Funding bills differ on loran, but not on GA security

July 15, 2009

The Senate on July 9 passed an appropriations bill to fund the Department of Homeland Security for fiscal year 2010. A conference committee will now work out the differences between the Senate and House versions of the bill, including whether or not to continue to fund the loran (long-range navigation) system as a potential backup to GPS.

The president’s budget for 2010 proposed cutting funding for loran, but the Appropriations Committee report for the House bill, which was passed June 24, rejects termination of loran-C and directs the Coast Guard to provide a plan for upgrading the system to enhanced loran, known as eLoran. The Senate version provides for the termination of loran, effective Jan. 4, 2010, if the Commandant of the Coast Guard certifies that it is not needed as a backup to GPS and that its termination will not adversely impact navigation safety.

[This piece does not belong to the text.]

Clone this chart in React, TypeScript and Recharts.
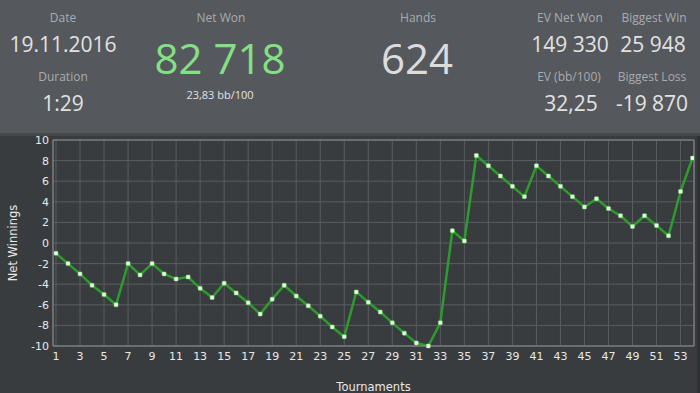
import { LineChart, Line, XAxis, YAxis, CartesianGrid, ReferenceLine } from "recharts";

const tournaments = Array.from({ length: 54 }, (_, i) => i + 1);
const netWinnings = [
  -1.0, -2.0, -3.0, -4.1, -5.0, -6.0, -2.0, -3.1, -2.0, -3.0,
  -3.5, -3.3, -4.4, -5.3, -3.9, -4.85, -5.8, -6.9, -5.45, -4.1,
  -5.15, -6.1, -7.1, -8.15, -9.1, -4.75, -5.75, -6.7, -7.75, -8.75,
  -9.7, -10.0, -7.75, 1.2, 0.2, 8.5, 7.5, 6.5, 5.5, 4.5,
  7.5, 6.5, 5.5, 4.5, 3.5, 4.3, 3.35, 2.65, 1.6, 2.65,
  1.7, 0.7, 5.0, 8.25,
];
const xTicks = [1, 3, 5, 7, 9, 11, 13, 15, 17, 19, 21, 23, 25, 27, 29, 31, 33, 35, 37, 39, 41, 43, 45, 47, 49, 51, 53];
const yTicks = [-10, -8, -6, -4, -2, 0, 2, 4, 6, 8, 10];
const xMin = 0.75;
const xMax = 54.12;

const headerLabels = [
  { text: "Date", x: 63, y: 18 },
  { text: "Duration", x: 63, y: 77 },
  { text: "Net Won", x: 221, y: 18 },
  { text: "Hands", x: 418, y: 18 },
  { text: "EV Net Won", x: 570, y: 18 },
  { text: "Biggest Win", x: 654, y: 18 },
  { text: "EV (bb/100)", x: 569, y: 77 },
  { text: "Biggest Loss", x: 652, y: 77 },
];
const headerValues = [
  { text: "19.11.2016", x: 63, y: 44, size: 21, color: "#e2e2e2" },
  { text: "1:29", x: 63, y: 103, size: 21, color: "#e2e2e2" },
  { text: "82 718", x: 220, y: 58, size: 42, color: "#84e084" },
  { text: "23,83 bb/100", x: 220, y: 94, size: 11, color: "#e2e2e2" },
  { text: "624", x: 417, y: 58, size: 42, color: "#dcdcdc" },
  { text: "149 330", x: 570, y: 44, size: 21, color: "#e2e2e2" },
  { text: "25 948", x: 653, y: 44, size: 21, color: "#e2e2e2" },
  { text: "32,25", x: 571, y: 103, size: 21, color: "#e2e2e2" },
  { text: "-19 870", x: 652, y: 103, size: 21, color: "#e2e2e2" },
];

const data = tournaments.map((t, i) => ({ t, value: netWinnings[i] }));

const HeaderText = ({ text, x, y, size, color }: { text: string; x: number; y: number; size: number; color: string }) => (
  <div
    style={{
      position: "absolute",
      left: x,
      top: y,
      transform: "translate(-50%, -50%)",
      fontSize: size,
      lineHeight: 1,
      color,
      whiteSpace: "nowrap",
    }}
  >
    {text}
  </div>
);

const Dot = (props: any) => {
  const { cx, cy } = props;
  if (cx == null || cy == null) return null;
  return <rect x={cx - 2} y={cy - 2} width={4} height={4} rx={0.8} fill="#e4ffdc" stroke="#7ad47a" strokeWidth={0.5} />;
};

export default function App() {
  return (
    <div
      style={{
        position: "fixed",
        left: 0,
        top: 0,
        width: 700,
        height: 393,
        background: "#393c3f",
        fontFamily: "'Open Sans', sans-serif",
        overflow: "hidden",
      }}
    >
      <div style={{ position: "absolute", left: 0, top: 0, width: 700, height: 133, background: "#55585c" }} />
      <div style={{ position: "absolute", left: 0, top: 133, width: 700, height: 3, background: "#46494c" }} />
      <div style={{ position: "absolute", left: 697, top: 136, width: 3, height: 257, background: "#2f3134" }} />
      {headerLabels.map((l) => (
        <HeaderText key={l.text} text={l.text} x={l.x} y={l.y} size={12} color="#a9acaf" />
      ))}
      {headerValues.map((v) => (
        <HeaderText key={v.text} {...v} />
      ))}
      <div style={{ position: "absolute", left: 0, top: 135 }}>
        <LineChart width={700} height={258} data={data} margin={{ top: 5, right: 6, bottom: 0, left: 0 }}>
          <CartesianGrid stroke="#5a5d60" strokeWidth={1} />
          <XAxis
            dataKey="t"
            type="number"
            domain={[xMin, xMax]}
            ticks={xTicks}
            interval={0}
            allowDataOverflow
            height={47}
            tickSize={0}
            tickMargin={6}
            stroke="#8e9092"
            tick={{ fill: "#e8e8e8", fontSize: 11, fontFamily: "'DejaVu Sans', sans-serif" }}
            label={{
              value: "Tournaments",
              position: "insideBottom",
              offset: 2,
              fill: "#e8e8e8",
              fontSize: 11.5,
              fontFamily: "'DejaVu Sans', sans-serif",
            }}
          />
          <YAxis
            type="number"
            domain={[-10, 10]}
            ticks={yTicks}
            interval={0}
            width={53}
            tickSize={0}
            tickMargin={4}
            stroke="#8e9092"
            tick={{ fill: "#e8e8e8", fontSize: 11, fontFamily: "'DejaVu Sans', sans-serif" }}
            label={{
              value: "Net Winnings",
              angle: -90,
              position: "insideLeft",
              offset: 13,
              style: { textAnchor: "middle" },
              fill: "#e8e8e8",
              fontSize: 11.5,
              fontFamily: "'DejaVu Sans', sans-serif",
            }}
          />
          <ReferenceLine y={10} stroke="#8e9092" />
          <ReferenceLine x={xMax} stroke="#8e9092" />
          <Line
            type="linear"
            dataKey="value"
            stroke="#2e9b2e"
            strokeWidth={2.5}
            dot={<Dot />}
            activeDot={false}
            isAnimationActive={false}
          />
        </LineChart>
      </div>
    </div>
  );
}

While few pilots utilize loran today, there are currently a limited number of potential backups for GPS. If the decommissioning of loran goes forward, a GPS outage could leave pilots without a backup for navigation. AOPA has cautioned against decommissioning loran before a reliable backup for GPS is in place, and an Independent Assessment Team (IAT) report released this year from the Institute for Defense Analyses recommends that the government complete its upgrade to eLoran so that it can fill that role.

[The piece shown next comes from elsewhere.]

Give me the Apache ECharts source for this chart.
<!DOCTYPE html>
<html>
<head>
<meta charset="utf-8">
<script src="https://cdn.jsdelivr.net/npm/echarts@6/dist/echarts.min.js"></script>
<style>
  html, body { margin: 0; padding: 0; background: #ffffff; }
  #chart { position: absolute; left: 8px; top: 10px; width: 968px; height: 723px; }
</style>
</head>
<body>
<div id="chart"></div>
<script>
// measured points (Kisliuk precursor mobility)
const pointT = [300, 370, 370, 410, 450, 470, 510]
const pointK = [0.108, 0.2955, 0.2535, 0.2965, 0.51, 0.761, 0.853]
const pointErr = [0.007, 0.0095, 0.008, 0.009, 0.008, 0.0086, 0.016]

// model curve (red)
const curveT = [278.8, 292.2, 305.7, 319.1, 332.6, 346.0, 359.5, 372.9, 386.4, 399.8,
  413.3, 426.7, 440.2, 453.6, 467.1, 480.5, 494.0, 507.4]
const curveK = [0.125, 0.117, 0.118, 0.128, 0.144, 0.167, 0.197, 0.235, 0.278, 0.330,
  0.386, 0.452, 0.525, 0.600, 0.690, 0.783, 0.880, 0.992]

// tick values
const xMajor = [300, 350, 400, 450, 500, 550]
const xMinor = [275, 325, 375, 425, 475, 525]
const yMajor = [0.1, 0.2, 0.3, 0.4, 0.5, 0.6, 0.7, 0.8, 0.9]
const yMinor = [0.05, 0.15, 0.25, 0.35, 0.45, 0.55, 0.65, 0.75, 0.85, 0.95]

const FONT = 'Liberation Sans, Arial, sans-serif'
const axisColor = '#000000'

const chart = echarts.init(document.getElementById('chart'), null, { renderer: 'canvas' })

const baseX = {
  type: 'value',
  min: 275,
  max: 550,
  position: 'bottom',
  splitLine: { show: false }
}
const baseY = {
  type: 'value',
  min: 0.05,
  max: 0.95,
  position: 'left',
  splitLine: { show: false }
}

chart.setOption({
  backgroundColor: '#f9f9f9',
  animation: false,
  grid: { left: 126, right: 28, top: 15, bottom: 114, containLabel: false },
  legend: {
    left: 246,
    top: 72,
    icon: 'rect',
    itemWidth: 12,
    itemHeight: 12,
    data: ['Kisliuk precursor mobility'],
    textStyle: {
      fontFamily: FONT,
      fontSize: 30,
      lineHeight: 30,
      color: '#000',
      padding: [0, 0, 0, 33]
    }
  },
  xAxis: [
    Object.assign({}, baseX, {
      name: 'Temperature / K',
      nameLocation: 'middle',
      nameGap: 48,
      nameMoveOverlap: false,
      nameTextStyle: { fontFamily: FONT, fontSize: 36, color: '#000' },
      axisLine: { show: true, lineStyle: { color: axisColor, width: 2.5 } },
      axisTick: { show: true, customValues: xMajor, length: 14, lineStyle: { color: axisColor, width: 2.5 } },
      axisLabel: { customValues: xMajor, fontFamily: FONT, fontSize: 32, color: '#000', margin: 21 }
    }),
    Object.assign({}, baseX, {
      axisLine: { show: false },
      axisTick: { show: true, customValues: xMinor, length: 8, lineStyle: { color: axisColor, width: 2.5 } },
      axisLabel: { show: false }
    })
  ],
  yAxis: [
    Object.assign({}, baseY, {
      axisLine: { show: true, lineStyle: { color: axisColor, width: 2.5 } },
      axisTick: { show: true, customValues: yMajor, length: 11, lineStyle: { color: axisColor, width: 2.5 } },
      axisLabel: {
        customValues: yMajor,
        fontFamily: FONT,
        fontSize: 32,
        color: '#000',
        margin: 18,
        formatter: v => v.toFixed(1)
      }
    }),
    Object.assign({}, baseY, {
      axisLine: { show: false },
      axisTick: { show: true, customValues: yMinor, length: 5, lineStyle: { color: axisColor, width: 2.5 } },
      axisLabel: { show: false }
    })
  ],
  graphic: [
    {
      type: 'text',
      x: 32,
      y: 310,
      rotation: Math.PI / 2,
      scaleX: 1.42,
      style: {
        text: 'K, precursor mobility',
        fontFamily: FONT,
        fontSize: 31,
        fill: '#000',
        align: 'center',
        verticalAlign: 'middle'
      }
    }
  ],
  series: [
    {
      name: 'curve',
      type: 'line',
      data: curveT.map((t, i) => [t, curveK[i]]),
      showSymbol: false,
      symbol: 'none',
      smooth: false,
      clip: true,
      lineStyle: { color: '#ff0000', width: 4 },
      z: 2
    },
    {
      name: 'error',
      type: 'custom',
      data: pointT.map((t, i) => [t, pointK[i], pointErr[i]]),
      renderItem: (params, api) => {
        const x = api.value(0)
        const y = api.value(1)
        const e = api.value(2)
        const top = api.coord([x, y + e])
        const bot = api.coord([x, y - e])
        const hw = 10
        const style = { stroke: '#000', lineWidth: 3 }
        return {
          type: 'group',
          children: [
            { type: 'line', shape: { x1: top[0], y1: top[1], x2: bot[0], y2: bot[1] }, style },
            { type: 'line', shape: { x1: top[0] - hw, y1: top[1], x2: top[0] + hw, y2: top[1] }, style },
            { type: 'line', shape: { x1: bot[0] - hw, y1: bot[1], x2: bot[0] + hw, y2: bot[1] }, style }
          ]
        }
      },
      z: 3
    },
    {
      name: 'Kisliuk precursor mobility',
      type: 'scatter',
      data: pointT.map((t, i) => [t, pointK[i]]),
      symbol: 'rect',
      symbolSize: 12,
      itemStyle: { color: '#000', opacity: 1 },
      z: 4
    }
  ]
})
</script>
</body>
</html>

“More and more pilots are using GPS for navigation, and satellite failures could leave them without a backup,” said Craig Spence, AOPA vice president of regulatory affairs. “A ground-based navigation system is important, and an upgraded eLoran system could provide that capability.”

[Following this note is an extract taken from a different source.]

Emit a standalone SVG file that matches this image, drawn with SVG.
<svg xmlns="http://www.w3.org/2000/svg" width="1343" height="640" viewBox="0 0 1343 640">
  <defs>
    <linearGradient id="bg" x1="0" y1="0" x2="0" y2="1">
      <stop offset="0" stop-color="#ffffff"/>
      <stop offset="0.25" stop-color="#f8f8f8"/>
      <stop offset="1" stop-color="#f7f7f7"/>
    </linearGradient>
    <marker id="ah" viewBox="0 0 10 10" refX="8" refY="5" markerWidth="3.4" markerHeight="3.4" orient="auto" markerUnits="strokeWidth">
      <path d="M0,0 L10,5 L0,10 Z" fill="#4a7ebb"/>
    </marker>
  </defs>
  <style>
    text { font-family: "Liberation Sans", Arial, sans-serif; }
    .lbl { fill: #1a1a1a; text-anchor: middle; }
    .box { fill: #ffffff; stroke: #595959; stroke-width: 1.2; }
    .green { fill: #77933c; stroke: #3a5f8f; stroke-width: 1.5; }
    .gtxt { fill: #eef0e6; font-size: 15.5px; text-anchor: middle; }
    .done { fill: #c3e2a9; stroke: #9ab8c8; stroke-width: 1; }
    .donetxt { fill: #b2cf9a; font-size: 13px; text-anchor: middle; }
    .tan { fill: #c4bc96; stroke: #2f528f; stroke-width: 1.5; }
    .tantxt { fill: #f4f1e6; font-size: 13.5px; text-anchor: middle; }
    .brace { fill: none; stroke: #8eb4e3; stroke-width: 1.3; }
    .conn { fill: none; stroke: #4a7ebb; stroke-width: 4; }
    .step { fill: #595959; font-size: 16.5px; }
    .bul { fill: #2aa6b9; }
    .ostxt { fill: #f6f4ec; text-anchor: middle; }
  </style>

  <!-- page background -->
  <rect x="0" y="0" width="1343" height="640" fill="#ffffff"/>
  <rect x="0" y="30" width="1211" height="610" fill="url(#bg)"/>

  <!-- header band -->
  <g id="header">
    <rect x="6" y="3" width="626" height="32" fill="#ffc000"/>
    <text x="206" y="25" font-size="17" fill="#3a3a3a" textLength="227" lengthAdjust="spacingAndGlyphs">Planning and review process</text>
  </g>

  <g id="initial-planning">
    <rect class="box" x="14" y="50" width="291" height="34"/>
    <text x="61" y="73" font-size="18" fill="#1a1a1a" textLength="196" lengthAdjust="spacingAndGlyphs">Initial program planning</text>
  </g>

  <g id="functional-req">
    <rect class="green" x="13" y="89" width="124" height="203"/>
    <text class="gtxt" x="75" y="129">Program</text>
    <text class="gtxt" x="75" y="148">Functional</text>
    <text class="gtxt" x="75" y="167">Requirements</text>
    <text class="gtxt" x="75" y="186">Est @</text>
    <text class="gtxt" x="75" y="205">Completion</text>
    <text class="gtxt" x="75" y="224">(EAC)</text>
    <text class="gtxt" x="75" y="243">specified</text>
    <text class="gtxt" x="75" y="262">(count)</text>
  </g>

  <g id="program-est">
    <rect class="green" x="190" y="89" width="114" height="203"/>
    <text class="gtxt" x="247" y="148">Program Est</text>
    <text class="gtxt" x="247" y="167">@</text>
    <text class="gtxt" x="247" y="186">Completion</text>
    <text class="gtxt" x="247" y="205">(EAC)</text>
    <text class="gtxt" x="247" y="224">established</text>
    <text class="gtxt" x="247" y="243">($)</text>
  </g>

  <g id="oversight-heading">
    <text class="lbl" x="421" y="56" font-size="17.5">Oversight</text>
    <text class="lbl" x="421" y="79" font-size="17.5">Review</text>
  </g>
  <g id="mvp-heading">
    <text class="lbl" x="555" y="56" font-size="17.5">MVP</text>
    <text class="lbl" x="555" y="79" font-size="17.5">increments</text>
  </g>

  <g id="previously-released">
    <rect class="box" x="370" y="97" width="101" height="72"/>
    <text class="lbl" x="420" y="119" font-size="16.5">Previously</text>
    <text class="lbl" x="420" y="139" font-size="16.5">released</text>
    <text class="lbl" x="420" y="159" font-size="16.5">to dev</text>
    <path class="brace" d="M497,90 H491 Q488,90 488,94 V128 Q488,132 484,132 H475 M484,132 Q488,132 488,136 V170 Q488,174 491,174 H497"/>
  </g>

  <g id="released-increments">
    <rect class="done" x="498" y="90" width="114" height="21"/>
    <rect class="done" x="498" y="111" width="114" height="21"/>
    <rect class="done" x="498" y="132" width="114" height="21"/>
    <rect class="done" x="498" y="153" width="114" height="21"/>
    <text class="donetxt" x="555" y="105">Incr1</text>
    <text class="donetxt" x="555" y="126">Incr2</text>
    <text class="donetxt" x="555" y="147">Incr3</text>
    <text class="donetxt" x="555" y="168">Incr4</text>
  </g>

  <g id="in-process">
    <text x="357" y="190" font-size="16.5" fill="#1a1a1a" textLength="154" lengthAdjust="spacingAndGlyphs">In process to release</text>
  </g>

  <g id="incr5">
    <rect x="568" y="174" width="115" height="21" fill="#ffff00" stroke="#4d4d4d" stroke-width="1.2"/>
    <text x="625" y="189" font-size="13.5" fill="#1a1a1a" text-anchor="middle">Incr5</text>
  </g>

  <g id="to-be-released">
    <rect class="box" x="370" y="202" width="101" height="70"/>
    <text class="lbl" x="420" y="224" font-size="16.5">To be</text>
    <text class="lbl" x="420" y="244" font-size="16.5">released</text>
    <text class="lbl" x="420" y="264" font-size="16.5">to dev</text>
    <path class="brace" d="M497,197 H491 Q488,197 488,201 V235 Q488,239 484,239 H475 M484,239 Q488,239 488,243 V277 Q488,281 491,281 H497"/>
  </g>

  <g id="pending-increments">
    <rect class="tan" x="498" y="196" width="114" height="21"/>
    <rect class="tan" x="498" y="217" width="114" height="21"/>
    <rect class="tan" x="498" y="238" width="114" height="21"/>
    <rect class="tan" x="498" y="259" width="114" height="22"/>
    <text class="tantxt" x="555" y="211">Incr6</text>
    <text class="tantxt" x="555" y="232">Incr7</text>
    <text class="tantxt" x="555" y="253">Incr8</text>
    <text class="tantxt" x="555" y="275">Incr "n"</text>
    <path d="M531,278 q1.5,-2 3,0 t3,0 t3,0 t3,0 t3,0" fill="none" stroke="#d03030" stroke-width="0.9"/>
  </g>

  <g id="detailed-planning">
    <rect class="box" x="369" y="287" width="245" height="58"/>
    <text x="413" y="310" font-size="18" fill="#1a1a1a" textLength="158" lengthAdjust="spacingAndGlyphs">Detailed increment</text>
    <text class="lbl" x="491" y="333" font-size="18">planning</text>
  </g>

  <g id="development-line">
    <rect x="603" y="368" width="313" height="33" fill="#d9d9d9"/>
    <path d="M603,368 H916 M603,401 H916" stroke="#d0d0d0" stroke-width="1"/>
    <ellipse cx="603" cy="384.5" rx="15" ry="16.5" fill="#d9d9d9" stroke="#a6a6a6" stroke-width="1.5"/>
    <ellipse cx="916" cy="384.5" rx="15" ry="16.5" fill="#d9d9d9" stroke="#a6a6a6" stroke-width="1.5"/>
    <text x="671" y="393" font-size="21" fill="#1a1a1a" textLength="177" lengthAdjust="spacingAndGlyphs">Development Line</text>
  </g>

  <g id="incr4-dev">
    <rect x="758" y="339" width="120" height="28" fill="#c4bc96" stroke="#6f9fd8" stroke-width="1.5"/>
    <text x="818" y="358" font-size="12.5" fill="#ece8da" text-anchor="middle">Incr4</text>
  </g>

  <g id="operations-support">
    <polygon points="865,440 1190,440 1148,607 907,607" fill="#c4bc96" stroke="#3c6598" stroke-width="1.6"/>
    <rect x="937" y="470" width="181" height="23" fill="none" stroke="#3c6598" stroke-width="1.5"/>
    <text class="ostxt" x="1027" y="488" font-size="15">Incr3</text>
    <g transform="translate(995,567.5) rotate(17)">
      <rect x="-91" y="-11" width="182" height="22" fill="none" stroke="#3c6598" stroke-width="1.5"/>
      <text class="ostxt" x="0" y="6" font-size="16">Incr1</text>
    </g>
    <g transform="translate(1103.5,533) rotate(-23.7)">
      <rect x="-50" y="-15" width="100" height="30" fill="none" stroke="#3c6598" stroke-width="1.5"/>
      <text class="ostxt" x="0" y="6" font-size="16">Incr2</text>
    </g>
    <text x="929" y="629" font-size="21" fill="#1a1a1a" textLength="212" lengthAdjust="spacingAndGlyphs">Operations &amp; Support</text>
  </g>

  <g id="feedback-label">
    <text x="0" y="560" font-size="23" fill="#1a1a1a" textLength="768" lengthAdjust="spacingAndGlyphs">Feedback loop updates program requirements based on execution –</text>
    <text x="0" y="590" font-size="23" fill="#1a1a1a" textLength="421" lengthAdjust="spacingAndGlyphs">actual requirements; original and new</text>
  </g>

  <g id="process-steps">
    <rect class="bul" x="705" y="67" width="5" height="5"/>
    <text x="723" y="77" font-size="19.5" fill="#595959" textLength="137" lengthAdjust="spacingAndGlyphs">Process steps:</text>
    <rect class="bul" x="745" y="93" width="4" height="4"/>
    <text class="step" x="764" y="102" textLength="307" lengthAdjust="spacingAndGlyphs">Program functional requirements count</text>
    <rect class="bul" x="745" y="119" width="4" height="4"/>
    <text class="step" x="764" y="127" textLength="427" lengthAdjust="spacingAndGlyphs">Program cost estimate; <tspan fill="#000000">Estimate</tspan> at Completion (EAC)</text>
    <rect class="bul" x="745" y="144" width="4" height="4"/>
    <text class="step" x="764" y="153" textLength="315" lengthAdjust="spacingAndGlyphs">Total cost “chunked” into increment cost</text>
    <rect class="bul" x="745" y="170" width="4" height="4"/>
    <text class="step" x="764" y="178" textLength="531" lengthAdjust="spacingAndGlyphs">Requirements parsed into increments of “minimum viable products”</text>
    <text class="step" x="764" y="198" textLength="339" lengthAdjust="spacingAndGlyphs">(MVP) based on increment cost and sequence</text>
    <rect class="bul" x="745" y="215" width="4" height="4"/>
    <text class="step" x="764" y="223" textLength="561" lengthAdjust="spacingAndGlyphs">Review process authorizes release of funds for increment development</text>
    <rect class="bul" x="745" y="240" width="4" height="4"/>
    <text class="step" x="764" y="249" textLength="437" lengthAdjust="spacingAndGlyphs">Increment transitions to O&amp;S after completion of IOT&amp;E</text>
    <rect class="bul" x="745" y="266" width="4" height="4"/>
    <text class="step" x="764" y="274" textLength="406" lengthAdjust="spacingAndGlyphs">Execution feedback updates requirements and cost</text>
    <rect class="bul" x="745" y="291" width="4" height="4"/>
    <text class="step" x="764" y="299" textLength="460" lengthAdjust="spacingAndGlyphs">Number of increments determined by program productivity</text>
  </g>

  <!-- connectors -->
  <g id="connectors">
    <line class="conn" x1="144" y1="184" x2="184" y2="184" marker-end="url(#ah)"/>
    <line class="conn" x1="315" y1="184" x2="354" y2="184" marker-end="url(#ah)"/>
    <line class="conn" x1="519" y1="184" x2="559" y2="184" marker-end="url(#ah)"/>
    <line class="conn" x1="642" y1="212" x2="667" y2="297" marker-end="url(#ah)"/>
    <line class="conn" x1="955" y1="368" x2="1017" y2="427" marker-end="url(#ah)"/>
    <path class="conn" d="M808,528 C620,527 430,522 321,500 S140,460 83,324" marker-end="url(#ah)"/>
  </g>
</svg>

The Senate appropriations bill funds the Department of Homeland Security at $42.9 billion for fiscal year 2010. The Appropriations Committee reports on both the Senate and House versions of the bill included language commending the TSA for working with stakeholders to develop a modified rule for its Large Aircraft Security Program that “minimizes adverse effects on general aviation while addressing security concerns,” and encouraging the agency to weigh all the costs and benefits of the security measure. Sen. Mark Pryor (D-Ark.) and Rep. David Price (D-N.C.) were instrumental in including the language in the committee reports.